In this comprehensive biography of Hobsbawm, historian Richard Evans offers both a living portrait and insight into one of the most influential intellectual figures of the twentieth century. Using exclusive and unrestricted access to the unpublished material, Evans places Hobsbawm's writings, and life-long commitment to Marxism, within their historical and political context.
Based on unrestricted access to Hobsbawm’s personal archive, this is one of those doorstopper biographies that can get published in Britain even when the subject is a historian...No stone goes unturned ... Evans does a workmanlike job with those later years, but his real contribution is to have pieced together an account of the more conflicted early decades, and to have done his best – given that he is not one of nature’s biographers – to elucidate what he calls Hobsbawm’s ‘inner life’. I very much doubt this is the last word on Hobsbawm...but anyone coming afterwards will have to start from Evans’s prodigious and revelatory work.

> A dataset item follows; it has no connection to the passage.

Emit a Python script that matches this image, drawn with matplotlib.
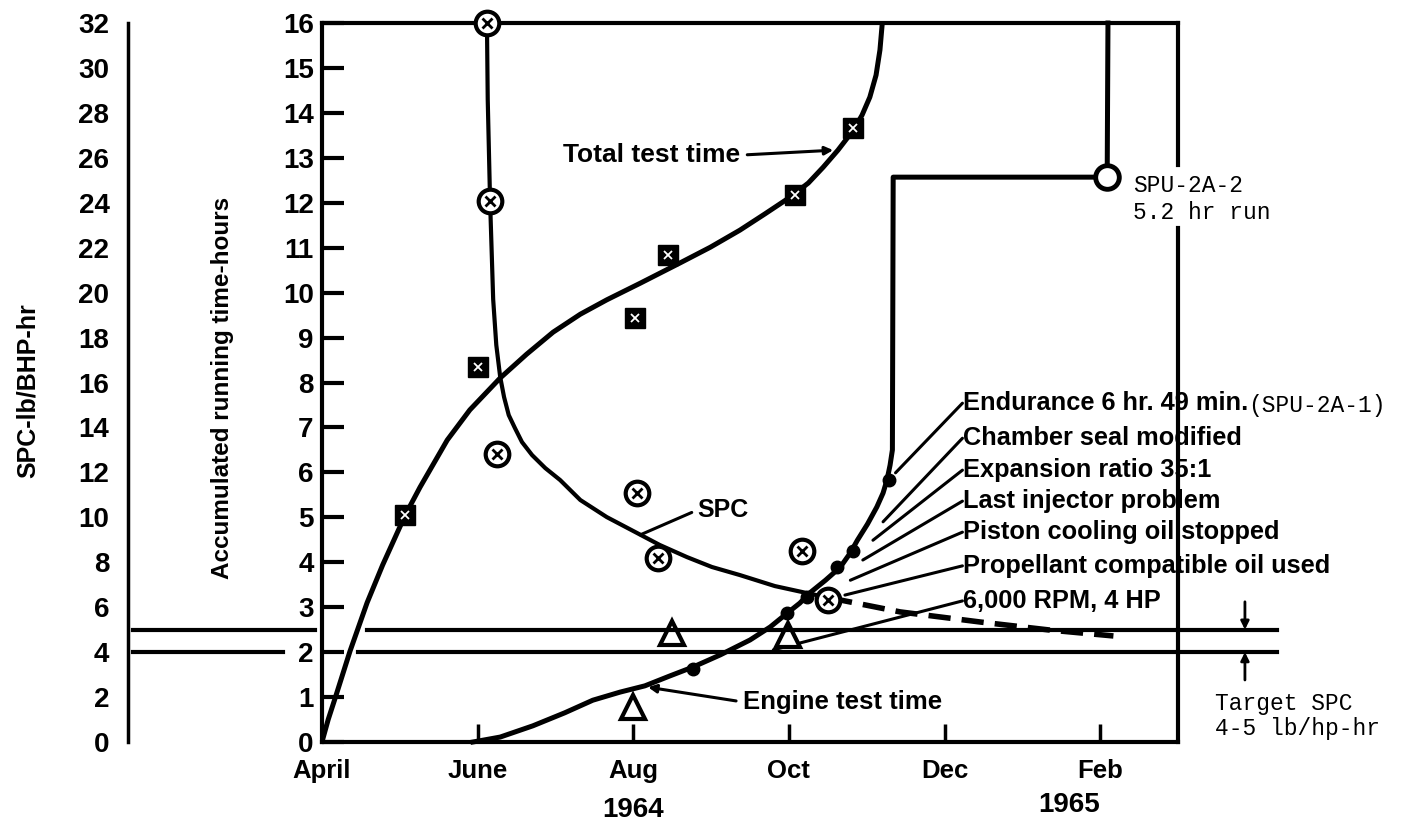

Compellingly narrated and meticulously researched—among other things, Evans draws from a half-century of MI5 surveillance reports—the book provides a more nuanced portrait of Hobsbawm’s political and intellectual development, revealing that Hobsbawm was a far more ambivalent communist and a far more pragmatic socialist than either his critics or his champions recognized ...
A worry that the general-interest reader might find a nearly thousand-page life of an academic historian a bit of a crawl is not unfounded. Two things save this book from falling entirely into this kind of purgatory. The first is that, as mentioned, Evans is a smart, smooth writer. The second is that Hobsbawm led a more interesting life than most historians ... The book is uneven ... The portrait of Hobsbawm that results from all these pages of effort and detail is almost certainly lifelike, and although that’s of real value to future biographers, it’ll provide some challenges for normal civilian readers who might want a more generally likable subject ... The book has a pervasive feeling of a long-standing debt being paid, and a private conversation being brought to a close.